Experiment - 6
Name: Ansari Mohammed Shanouf Valijan
Class: B.E. Computer Engineering, Semester - VII
UID: 2021300004
Batch: M
Aim:
To implement K-means Clustering for a particular dataset using R programming.
Objectives:
▪ To understand the basics of R programming and RStudio IDE.
▪ To use K-means clustering on a heart-disease dataset for better distinction among
groups/levels of severity of the disease.
▪ To visualize and interpret the clusters formed.
Outcomes:
▪ Familiarization with R programming as a tool to perform statistical analysis.
▪ Proper interpretation of the results.
Theory:
R programming is a powerful language widely used for statistical computing and data analysis.
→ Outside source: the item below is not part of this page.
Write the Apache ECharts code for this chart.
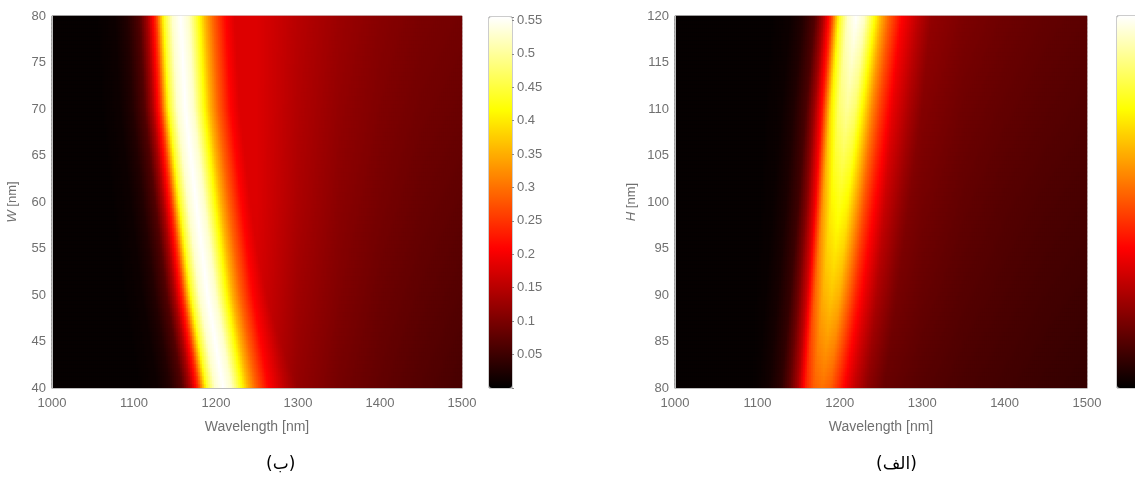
<!DOCTYPE html>
<html>
<head>
<meta charset="utf-8">
<script src="https://cdn.jsdelivr.net/npm/echarts@6/dist/echarts.min.js"></script>
<style>html,body{margin:0;padding:0;background:#fff}#c{width:1135px;height:481px}</style>
</head>
<body>
<div id="c"></div>
<script>
// ---------- data ----------
// Tick labels
const xTicks = [1000, 1100, 1200, 1300, 1400, 1500];
const cbTicks = [0.05, 0.1, 0.15, 0.2, 0.25, 0.3, 0.35, 0.4, 0.45, 0.5, 0.55];
const cbMax = 0.555;

// Panel (ب): W sweep
const W_rows = [40, 50, 60, 70, 80];
const W_peakLambda = [1209, 1190, 1176, 1163, 1157];
const W_peakValue = [0.555, 0.555, 0.555, 0.555, 0.555];
// Panel (الف): H sweep
const H_rows = [80, 90, 100, 110, 120];
const H_peakLambda = [1179, 1190, 1200, 1209, 1220];
const H_peakValue = [0.30, 0.37, 0.43, 0.50, 0.555];

// Resonance line shape (fraction of peak) vs offset from peak wavelength [nm]
const profOffset = [-130, -100, -80, -65, -50, -40, -30, -20, -10, 0, 10, 20, 30, 40, 55, 75, 100, 130];
const profRel    = [0.0, 0.01, 0.02, 0.05, 0.12, 0.25, 0.45, 0.78, 0.95, 1.0, 0.95, 0.8, 0.64, 0.52, 0.38, 0.28, 0.18, 0.0];

// Long-wavelength background level (right of the resonance)
const tailLambda = [1250, 1300, 1350, 1400, 1450, 1500];
const W_tail = [
  [0.17, 0.12, 0.095, 0.08, 0.068, 0.058],
  [0.175, 0.13, 0.105, 0.088, 0.077, 0.068],
  [0.18, 0.14, 0.113, 0.097, 0.085, 0.077],
  [0.18, 0.145, 0.12, 0.104, 0.093, 0.086],
  [0.18, 0.15, 0.127, 0.111, 0.1, 0.094]
];
const H_tail = [
  [0.085, 0.07, 0.06, 0.053, 0.047, 0.042],
  [0.105, 0.083, 0.07, 0.062, 0.055, 0.05],
  [0.125, 0.095, 0.08, 0.07, 0.063, 0.058],
  [0.145, 0.108, 0.09, 0.08, 0.072, 0.066],
  [0.165, 0.125, 0.102, 0.09, 0.081, 0.075]
];
const floorValue = 0.005;

// ---------- building the heatmap tables ----------
function interp(xs, ys, x) {
  if (x <= xs[0]) return ys[0];
  if (x >= xs[xs.length - 1]) return ys[ys.length - 1];
  for (let i = 1; i < xs.length; i++) {
    if (x <= xs[i]) {
      const t = (x - xs[i - 1]) / (xs[i] - xs[i - 1]);
      return ys[i - 1] + t * (ys[i] - ys[i - 1]);
    }
  }
}
function cells(start, end, n) {
  const out = [], step = (end - start) / n;
  for (let i = 0; i < n; i++) out.push(+(start + step * (i + 0.5)).toFixed(4));
  return out;
}

function buildTable(rowVals, peakL, peakV, tails, rowStart, rowEnd, nCols, nRows) {
  const lamCats = cells(1000, 1500, nCols);
  const rowCats = cells(rowStart, rowEnd, nRows);
  const data = [];
  rowCats.forEach((r, j) => {
    const pl = interp(rowVals, peakL, r);
    const pv = interp(rowVals, peakV, r);
    lamCats.forEach((l, i) => {
      const d = l - pl;
      let v = (d < profOffset[0] || d > profOffset[profOffset.length - 1]) ? 0 : pv * interp(profOffset, profRel, d);
      if (d > 0) {
        const perRow = tails.map(t => interp(tailLambda, t, l));
        v = Math.max(v, interp(rowVals, perRow, r));
      }
      v = Math.max(v, floorValue);
      data.push([i, j, +v.toFixed(4)]);
    });
  });
  return { lamCats, rowCats, data };
}

// plot rectangles chosen so that every cell is a whole number of pixels
const P1 = { left: 52, top: 16, width: 410, height: 372 };
const C1 = { left: 489, top: 17, width: 23, height: 371 };
const P2 = { left: 675, top: 16, width: 412, height: 372 };
const C2 = { left: 1117, top: 16, width: 23, height: 372 };

const left = buildTable(W_rows, W_peakLambda, W_peakValue, W_tail, 40, 80, 205, 93);
const right = buildTable(H_rows, H_peakLambda, H_peakValue, H_tail, 80, 120, 206, 93);

// ---------- chart ----------
const hot = ['#000000', '#550000', '#aa0000', '#ff0000', '#ff5500', '#ffaa00', '#ffff00', '#ffff80', '#ffffff'];
const FONT = 'Liberation Sans, Arial, sans-serif';
const TXT = '#707070';
const labelStyle = { color: TXT, fontSize: 13, fontFamily: FONT };

function valueX(grid) {
  return {
    type: 'value', gridIndex: grid, min: 1000, max: 1500, interval: 100, position: 'bottom',
    axisLine: { show: true, onZero: false, lineStyle: { color: '#bdbdbd' } }, axisTick: { show: false },
    splitLine: { show: false },
    axisLabel: Object.assign({ margin: 9, formatter: v => (xTicks.indexOf(v) >= 0 ? String(v) : '') }, labelStyle),
    name: 'Wavelength [nm]', nameLocation: 'middle', nameGap: 32,
    nameTextStyle: { color: TXT, fontSize: 14, fontFamily: FONT }, z: 5
  };
}
function valueY(grid, min, max, letter) {
  return {
    type: 'value', gridIndex: grid, min: min, max: max, interval: 5, position: 'left',
    axisLine: { show: true, onZero: false, lineStyle: { color: '#bdbdbd' } }, axisTick: { show: false },
    splitLine: { show: false }, axisLabel: Object.assign({ margin: 6 }, labelStyle),
    name: '{i|' + letter + '} [nm]', nameLocation: 'middle', nameGap: min === 40 ? 33 : 37,
    nameTextStyle: { color: TXT, fontSize: 13, fontFamily: FONT, rich: { i: { fontStyle: 'italic', color: TXT, fontSize: 13, fontFamily: FONT } } }, z: 5
  };
}
function cbAxis(grid, showLabels) {
  return {
    type: 'value', gridIndex: grid, min: 0, max: cbMax, interval: 0.05, position: 'right',
    axisLine: { show: false, onZero: false }, splitLine: { show: false },
    axisTick: { show: true, inside: false, length: 2, lineStyle: { color: '#888' } },
    axisLabel: Object.assign({
      show: showLabels, margin: 5,
      formatter: v => { const k = cbTicks.find(t => Math.abs(t - v) < 1e-6); return k === undefined ? '' : String(k); }
    }, labelStyle),
    z: 6
  };
}

const option = {
  animation: false,
  backgroundColor: '#ffffff',
  grid: [
    Object.assign({ show: true, borderColor: '#bdbdbd', borderWidth: 1, backgroundColor: 'transparent' }, P1),
    Object.assign({ show: true, borderColor: '#999', borderWidth: 1, backgroundColor: 'transparent' }, C1),
    Object.assign({ show: true, borderColor: '#bdbdbd', borderWidth: 1, backgroundColor: 'transparent' }, P2),
    Object.assign({ show: true, borderColor: '#999', borderWidth: 1, backgroundColor: 'transparent' }, C2)
  ],
  xAxis: [
    { type: 'category', gridIndex: 0, data: left.lamCats, show: false },
    valueX(0),
    { type: 'value', gridIndex: 1, show: false, min: 0, max: 1 },
    { type: 'category', gridIndex: 2, data: right.lamCats, show: false },
    valueX(2),
    { type: 'value', gridIndex: 3, show: false, min: 0, max: 1 }
  ],
  yAxis: [
    { type: 'category', gridIndex: 0, data: left.rowCats, show: false },
    valueY(0, 40, 80, 'W'),
    cbAxis(1, true),
    { type: 'category', gridIndex: 2, data: right.rowCats, show: false },
    valueY(2, 80, 120, 'H'),
    cbAxis(3, false)
  ],
  visualMap: [
    { type: 'continuous', seriesIndex: 0, min: 0, max: cbMax, inRange: { color: hot },
      calculable: false, show: true, left: C1.left, top: C1.top, itemWidth: C1.width, itemHeight: C1.height,
      padding: 0, text: null, showLabel: false, z: 4 },
    { type: 'continuous', seriesIndex: 1, min: 0, max: cbMax, inRange: { color: hot },
      calculable: false, show: true, left: C2.left, top: C2.top, itemWidth: C2.width, itemHeight: C2.height,
      padding: 0, text: null, showLabel: false, z: 4 }
  ],
  series: [
    { type: 'heatmap', xAxisIndex: 0, yAxisIndex: 0, data: left.data, progressive: 0, silent: true,
      itemStyle: { borderWidth: 0 }, emphasis: { disabled: true } },
    { type: 'heatmap', xAxisIndex: 3, yAxisIndex: 3, data: right.data, progressive: 0, silent: true,
      itemStyle: { borderWidth: 0 }, emphasis: { disabled: true } }
  ],
  graphic: [
    { type: 'text', left: 266, top: 456, style: { text: '(ب)', fill: '#000', font: '17px "DejaVu Sans", "Noto Sans", sans-serif' } },
    { type: 'text', left: 876, top: 456, style: { text: '(الف)', fill: '#000', font: '17px "DejaVu Sans", "Noto Sans", sans-serif' } }
  ]
};
const chart = echarts.init(document.getElementById('c'), null, { renderer: 'canvas' });
chart.setOption(option);
</script>
</body>
</html>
It offers a vast array of packages and built-in functions that make it particularly suitable for
tasks involving data manipulation, visualization, and modeling. Among its many applications,
R excels in clustering analysis, which is crucial for uncovering patterns within datasets. One
popular clustering technique is K-means clustering, a method that partitions data into distinct
groups based on feature similarity.
K-means clustering in R can be easily implemented using the kmeans() function, which
requires the dataset and the number of clusters as input. The function works by iteratively
assigning data points to the nearest cluster centroid and updating the centroids based on
these assignments. This process continues until the centroids stabilize, resulting in optimal
cluster formation. R also provides the factoextra package, which offers additional tools for
visualizing clustering results, such as silhouette plots and cluster plots, enhancing
interpretability.
In practice, using K-means clustering in R involves several key steps. First, data must be pre-
processed, which may include handling missing values, standardizing features, and selecting
relevant variables. Once the data is ready, the kmeans() function can be executed, allowing
the user to specify the desired number of clusters. It is common to use techniques such as
the elbow method to determine the optimal number of clusters, where the within-cluster
sum of squares is plotted against different values of K.
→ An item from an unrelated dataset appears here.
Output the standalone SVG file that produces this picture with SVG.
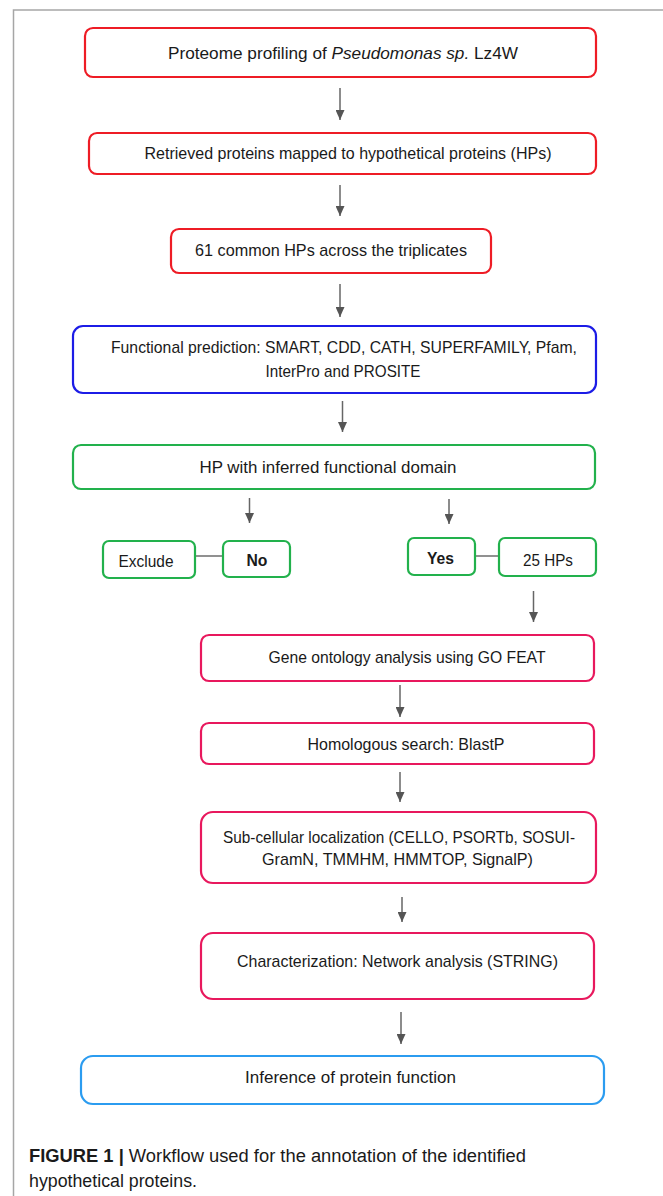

After fitting the K-means model, R provides various methods for analyzing and interpreting
the results. The final cluster assignments can be added back to the original dataset for further
analysis. Visualization tools, such as scatter plots with cluster color coding, help in
understanding the distribution of data points across clusters. R's rich ecosystem of libraries
and functions not only simplifies the clustering process but also empowers users to derive
meaningful insights from complex data.
Dataset Description:
For the purpose of experimenting with K-means, heart-disease dataset from Kaggle was
utilized.
It consists of the records of various patients suffering from heart diseases. Features like Age,
Sex, Chest pain type, blood pressure, serum cholesterol, fasting blood sugar, etc are included
in the data. The aim of using k-means clustering, here, is to try to group the patients in
specific levels of risk factor based on all the features available.
Implementation:
Following is a step-by-step implementation that was carried out in R-Studio, using R
programming-
Importing the required libraries and the dataset
Viewing the data at a glance to get information about different types of variables used
Performing data imputation to handle missing values (Median for numerical columns and
Mode for categorical columns)
Encoding the categorical columns and scaling the dataset
Viewing the dataset summary
Viewing the scaled dataset
Visualizing age distribution, cholesterol levels and chest pain types to better understand the
further resulting clusters
Using the Elbow method to determine the optimum number of clusters based on within-
cluster sum of squares parameter
Performing final k-means using k as 3 (obtained from above graph) and segregating the
patients in different risk groups based on cholesterol and age
Cluster projections as obtained (Considering cholesterol and age as the major components)
Conclusion:
By performing this experiment, I was able to get familiar with R programming. Further I was
able to write a program in R through R studio that performs k-means clustering on a dataset
consisting of records of patients suffering from heart diseases. While finding optimum
number of clusters, the elbow method showed no significant improvement after k was 3. The
resulting clusters, when projected on the XY plane, considering cholesterol and age as the
major components, show a good amount of separation. This, thus, hints at 3 classes of risks
involved among heart patients which one may understand as mild, at par and severe.